EXERCISE PROMPT: Take the lines of the data below from the very first through the line containing "sf_am_cm_err = [0.65, 0.7, 0.77, 0.76, 0.75, 0.78, 0.67, 0.71]" and output them exactly, pictures excluded.

AVAILABLE DATA:
** START **
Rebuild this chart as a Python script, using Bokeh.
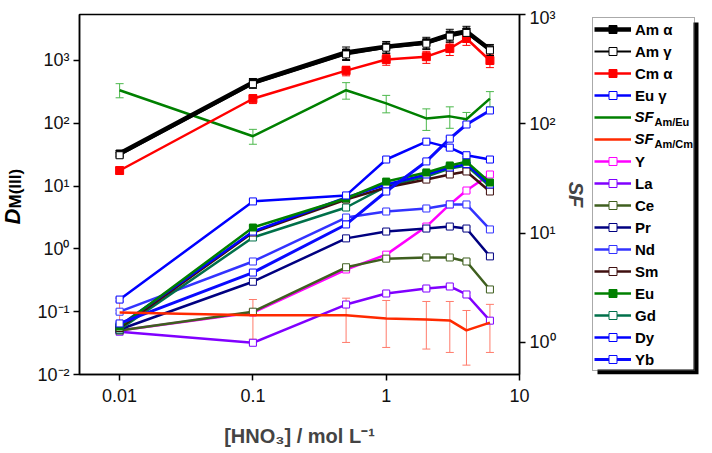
from math import pi
from bokeh.plotting import figure
from bokeh.layouts import row, column
from bokeh.models import (Range1d, LogAxis, FixedTicker, CustomJSTickFormatter, Legend,
                          LegendItem, Whisker, ColumnDataSource, TeeHead, Spacer)
from bokeh.core.properties import value
from bokeh.embed import file_html
from bokeh.resources import INLINE

FONT = "Liberation Sans"
NAN = float("nan")

# ---------------- data ----------------
hno3 = [0.01, 0.1, 0.5, 1, 2, 3, 4, 6]
x_ticks = [0.01, 0.1, 1, 10]
left_ticks = [0.01, 0.1, 1, 10, 100, 1000]
right_ticks = [1, 10, 100, 1000]

am_alpha = [33, 447, 1340, 1660, 1940, 2590, 2900, 1500]
am_alpha_err = [4, 70, 300, 350, 400, 550, 600, 300]
am_gamma = [31, 420, 1250, 1600, 1850, 2400, 2750, 1450]
am_gamma_err = [3, 60, 250, 300, 350, 450, 500, 250]
cm_alpha = [17.7, 246, 690, 1040, 1150, 1550, 2240, 1000]
cm_alpha_err = [2, 40, 120, 200, 250, 350, 500, 230]
eu_gamma = [0.156, 5.7, 7.1, 26.5, 51, 41, 31, 26.5]
sf_am_eu = [203, 77, 203, 154, 112, 117, 110, 170]
sf_am_eu_err = [30, 12, 35, 28, 25, 26, 17, 27]
sf_am_cm = [1.88, 1.77, 1.77, 1.66, 1.62, 1.59, 1.29, 1.52]
sf_am_cm_err = [0.65, 0.7, 0.77, 0.76, 0.75, 0.78, 0.67, 0.71]

d_y = [0.05, 0.097, 0.47, 0.81, 2.27, 5.1, 8.5, 15.3]
d_la = [0.048, 0.032, 0.13, 0.195, 0.234, 0.252, 0.188, 0.072]
d_ce = [0.05, 0.10, 0.51, 0.70, 0.73, 0.73, 0.63, 0.226]
d_pr = [0.052, 0.30, 1.47, 1.89, 2.11, 2.27, 2.11, 0.76]
d_nd = [0.10, 0.63, 3.16, 3.94, 4.4, 5.1, 5.1, 2.04]
d_sm = [0.055, 1.82, 6.12, 9.5, 12.7, 15.3, 17.1, 8.2]
d_eu = [0.058, 2.19, 6.35, 11.8, 16.5, 21.3, 24.5, 11.4]
d_gd = [0.052, 1.52, 4.56, 9.86, 14.2, 19.0, 21.3, 9.86]
d_dy = [0.06, 1.89, 6.58, 10.6, 15.3, 19.8, 22.4, 10.6]
d_yb = [0.065, 0.42, 2.45, 8.2, 24.7, 57, 95.7, 160]
ln_rel_err = 1.06  # small symmetric (multiplicative) error caps for the lanthanides

# key, legend label, values, colour, line width, filled, abs err, rel err, axis, marker, err colour, marker size
SERIES = [
    ("Y", "Y", d_y, "#FF00FF", 2.5, False, None, ln_rel_err, "default", True, None, 7),
    ("La", "La", d_la, "#8000FF", 2.5, False, None, ln_rel_err, "default", True, None, 7),
    ("Ce", "Ce", d_ce, "#3F5F1F", 2.5, False, None, ln_rel_err, "default", True, None, 7),
    ("Pr", "Pr", d_pr, "#000080", 2.5, False, None, ln_rel_err, "default", True, None, 7),
    ("Nd", "Nd", d_nd, "#3333FF", 2.5, False, None, ln_rel_err, "default", True, None, 7),
    ("Gd", "Gd", d_gd, "#00704A", 2.5, False, None, ln_rel_err, "default", True, None, 7),
    ("Sm", "Sm", d_sm, "#3F0F0F", 2.5, False, None, ln_rel_err, "default", True, None, 7),
    ("Dy", "Dy", d_dy, "#0000FF", 2.5, False, None, ln_rel_err, "default", True, None, 7),
    ("Eu", "Eu", d_eu, "#008000", 2.5, True, None, ln_rel_err, "default", True, None, 7),
    ("Yb", "Yb", d_yb, "#0A0AFF", 3.0, False, None, ln_rel_err, "default", True, None, 7),
    ("Eug", "Eu \u03b3", eu_gamma, "#0000FF", 2.5, False, None, ln_rel_err, "default", True, None, 7),
    ("SFeu", " ", sf_am_eu, "#008000", 2.5, False, sf_am_eu_err, None, "sf", False, "#4CB84C", 7),
    ("SFcm", "  ", sf_am_cm, "#FF2A00", 2.5, False, sf_am_cm_err, None, "sf", False, "#FF7B6B", 7),
    ("Cma", "Cm \u03b1", cm_alpha, "#FF0000", 2.5, True, cm_alpha_err, None, "default", True, None, 8),
    ("Ama", "Am \u03b1", am_alpha, "#000000", 4.5, True, am_alpha_err, None, "default", True, None, 7),
    ("Amg", "Am \u03b3", am_gamma, "#000000", 2.0, False, am_gamma_err, None, "default", True, None, 7),
]
legend_order = ["Ama", "Amg", "Cma", "Eug", "SFeu", "SFcm", "Y", "La", "Ce", "Pr", "Nd",
                "Sm", "Eu", "Gd", "Dy", "Yb"]
sf_rows = {"SFeu": "Am/Eu", "SFcm": "Am/Cm"}

FH, BT, BB = 360, 7, 77          # frame height, top / bottom borders shared by all panels
TW, LW = 26, 109                 # widths of the title strip and the legend strip

# ---------------- main figure ----------------
p = figure(frame_width=440, frame_height=FH, x_axis_type="log", y_axis_type="log",
           x_range=Range1d(0.005, 10), y_range=Range1d(0.01, 5400),
           output_backend="svg", toolbar_location=None,
           min_border_left=79 - TW, min_border_right=72, min_border_top=BT, min_border_bottom=BB)
p.extra_y_ranges = {"sf": Range1d(0.509, 1000)}
p.grid.visible = False
p.outline_line_color = "black"
p.outline_line_width = 1.5

sup_code = """
const s = {'-':'\u207b','0':'\u2070','1':'\u00b9','2':'\u00b2','3':'\u00b3','4':'\u2074','5':'\u2075','6':'\u2076','7':'\u2077','8':'\u2078','9':'\u2079'};
const e = Math.round(Math.log10(tick));
return '10' + String(e).split('').map(c => s[c]).join('');
"""

def style_axis(ax):
    ax.axis_line_color = "black"
    ax.axis_line_width = 1.5
    ax.major_tick_line_color = "black"
    ax.major_tick_line_width = 1.5
    ax.major_tick_out = 6
    ax.major_tick_in = 0
    ax.minor_tick_line_color = None
    ax.major_label_text_font = FONT
    ax.major_label_text_font_size = "18px"
    ax.major_label_text_color = "#111111"

xa = p.xaxis[0]
xa.ticker = FixedTicker(ticks=x_ticks)
xa.formatter = CustomJSTickFormatter(code="return tick.toString();")
style_axis(xa)
xa.major_label_standoff = 8
xa.axis_label = "[HNO\u2083] / mol L\u207b\u00b9"
xa.axis_label_text_font = FONT
xa.axis_label_text_font_style = "bold"
xa.axis_label_text_font_size = "20px"
xa.axis_label_standoff = 20

ya = p.yaxis[0]
ya.ticker = FixedTicker(ticks=left_ticks)
ya.formatter = CustomJSTickFormatter(code=sup_code)
style_axis(ya)
ya.major_label_standoff = 4

ra = LogAxis(y_range_name="sf", ticker=FixedTicker(ticks=right_ticks),
             formatter=CustomJSTickFormatter(code=sup_code), axis_label="SF")
style_axis(ra)
ra.major_label_standoff = 4
ra.axis_label_text_font = FONT
ra.axis_label_text_font_style = "bold italic"
ra.axis_label_text_font_size = "20px"
ra.axis_label_standoff = 6
p.add_layout(ra, "right")

for key, lab, vals, color, lw, filled, err, rel, rng, mk, ecol, ms in SERIES:
    src = ColumnDataSource(dict(x=hno3, y=vals))
    if err is not None:
        up = [v + e for v, e in zip(vals, err)]
        lo = [v - e for v, e in zip(vals, err)]
    else:
        up = [v * rel for v in vals]
        lo = [v / rel for v in vals]
    ec = ecol or color
    p.add_layout(Whisker(source=ColumnDataSource(dict(x=hno3, u=up, l=lo)), base="x", upper="u",
                         lower="l", line_color=ec, line_width=1, y_range_name=rng,
                         upper_head=TeeHead(size=8, line_color=ec, line_width=1),
                         lower_head=TeeHead(size=8, line_color=ec, line_width=1)))
    p.line("x", "y", source=src, line_color=color, line_width=lw, y_range_name=rng)
    if mk:
        p.scatter("x", "y", source=src, marker="square", size=ms, line_color=color, line_width=1,
                  fill_color=color if filled else "white", y_range_name=rng)

# strips use pixel-like data coords: y = (frame bottom) - canvas_y
YB = BT + FH

# ---------------- left strip with the y-axis title D_M(III) ----------------
yt = figure(frame_width=TW, frame_height=FH, x_range=Range1d(0, TW), y_range=Range1d(0, FH),
            x_axis_type=None, y_axis_type=None, output_backend="svg", toolbar_location=None,
            min_border_left=0, min_border_right=0, min_border_top=BT, min_border_bottom=BB,
            outline_line_color=None)
yt.grid.visible = False
yt.text(x=[12], y=[YB - 217], text=["D"], angle=pi / 2, text_align="left", text_baseline="middle",
        text_font=value(FONT), text_font_style="bold italic", text_font_size="22px", text_color="black")
yt.text(x=[15], y=[YB - 201], text=["M(III)"], angle=pi / 2, text_align="left", text_baseline="middle",
        text_font=value(FONT), text_font_style="bold", text_font_size="17px", text_color="black")

# ---------------- right strip with the legend ----------------
lg = figure(frame_width=LW, frame_height=FH, x_range=Range1d(0, LW), y_range=Range1d(0, FH),
            x_axis_type=None, y_axis_type=None, output_backend="svg", toolbar_location=None,
            min_border_left=0, min_border_right=0, min_border_top=BT, min_border_bottom=BB,
            outline_line_color=None)
lg.grid.visible = False

GW, GH, SP, PAD, MARG, STAND, LABW = 37, 20, 2, 1, 3, 4, 58
n_rows = len(legend_order)
box_w = PAD + GW + STAND + LABW + PAD
box_h = n_rows * GH + (n_rows - 1) * SP + 2 * PAD
box_top = FH - MARG
box_left = 1
# drop shadow, then the white box (legend itself has a transparent background)
lg.quad(left=[box_left + 5], right=[box_left + box_w + 5], top=[box_top - 5],
        bottom=[box_top - box_h - 5], fill_color="black", line_color=None)
lg.quad(left=[box_left], right=[box_left + box_w], top=[box_top], bottom=[box_top - box_h],
        fill_color="white", line_color=None)

# italic SF with subscripts for the two separation-factor rows
lab_x = box_left + PAD + GW + STAND
for key, sub in sf_rows.items():
    i = legend_order.index(key)
    yc = box_top - PAD - i * (GH + SP) - GH / 2
    lg.text(x=[lab_x], y=[yc], text=["SF"], text_align="left", text_baseline="middle",
            text_font=value(FONT), text_font_style="bold italic", text_font_size="15px",
            text_color="black")
    lg.text(x=[lab_x + 20], y=[yc - 5], text=[sub], text_align="left", text_baseline="middle",
            text_font=value(FONT), text_font_style="bold", text_font_size="11px",
            text_color="black")

proxies = {}
for key, lab, vals, color, lw, filled, err, rel, rng, mk, ecol, ms in SERIES:
    rs = [lg.line(x=[NAN], y=[NAN], line_color=color, line_width=lw)]
    if mk:
        rs.append(lg.scatter(x=[NAN], y=[NAN], marker="square", size=ms, line_color=color,
                             line_width=1, fill_color=color if filled else "white"))
    proxies[key] = (lab, rs)

legend = Legend(items=[LegendItem(label=proxies[k][0], renderers=proxies[k][1]) for k in legend_order],
                location=(box_left, MARG), orientation="vertical",
                glyph_width=GW, glyph_height=GH, label_height=GH, label_width=LABW,
                spacing=SP, padding=PAD, margin=0, label_standoff=STAND,
                border_line_color="#555555", border_line_width=1,
                background_fill_alpha=0,
                label_text_font=FONT, label_text_font_style="bold",
                label_text_font_size="15px", label_text_color="black")
lg.add_layout(legend)

layout = column(Spacer(height=7), row(yt, p, lg, spacing=0), spacing=0)
open("out.html", "w").write(file_html(layout, INLINE))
** END **
FULL RESPONSE:
Rebuild this chart as a Python script, using Bokeh.
from math import pi
from bokeh.plotting import figure
from bokeh.layouts import row, column
from bokeh.models import (Range1d, LogAxis, FixedTicker, CustomJSTickFormatter, Legend,
                          LegendItem, Whisker, ColumnDataSource, TeeHead, Spacer)
from bokeh.core.properties import value
from bokeh.embed import file_html
from bokeh.resources import INLINE

FONT = "Liberation Sans"
NAN = float("nan")

# ---------------- data ----------------
hno3 = [0.01, 0.1, 0.5, 1, 2, 3, 4, 6]
x_ticks = [0.01, 0.1, 1, 10]
left_ticks = [0.01, 0.1, 1, 10, 100, 1000]
right_ticks = [1, 10, 100, 1000]

am_alpha = [33, 447, 1340, 1660, 1940, 2590, 2900, 1500]
am_alpha_err = [4, 70, 300, 350, 400, 550, 600, 300]
am_gamma = [31, 420, 1250, 1600, 1850, 2400, 2750, 1450]
am_gamma_err = [3, 60, 250, 300, 350, 450, 500, 250]
cm_alpha = [17.7, 246, 690, 1040, 1150, 1550, 2240, 1000]
cm_alpha_err = [2, 40, 120, 200, 250, 350, 500, 230]
eu_gamma = [0.156, 5.7, 7.1, 26.5, 51, 41, 31, 26.5]
sf_am_eu = [203, 77, 203, 154, 112, 117, 110, 170]
sf_am_eu_err = [30, 12, 35, 28, 25, 26, 17, 27]
sf_am_cm = [1.88, 1.77, 1.77, 1.66, 1.62, 1.59, 1.29, 1.52]
sf_am_cm_err = [0.65, 0.7, 0.77, 0.76, 0.75, 0.78, 0.67, 0.71]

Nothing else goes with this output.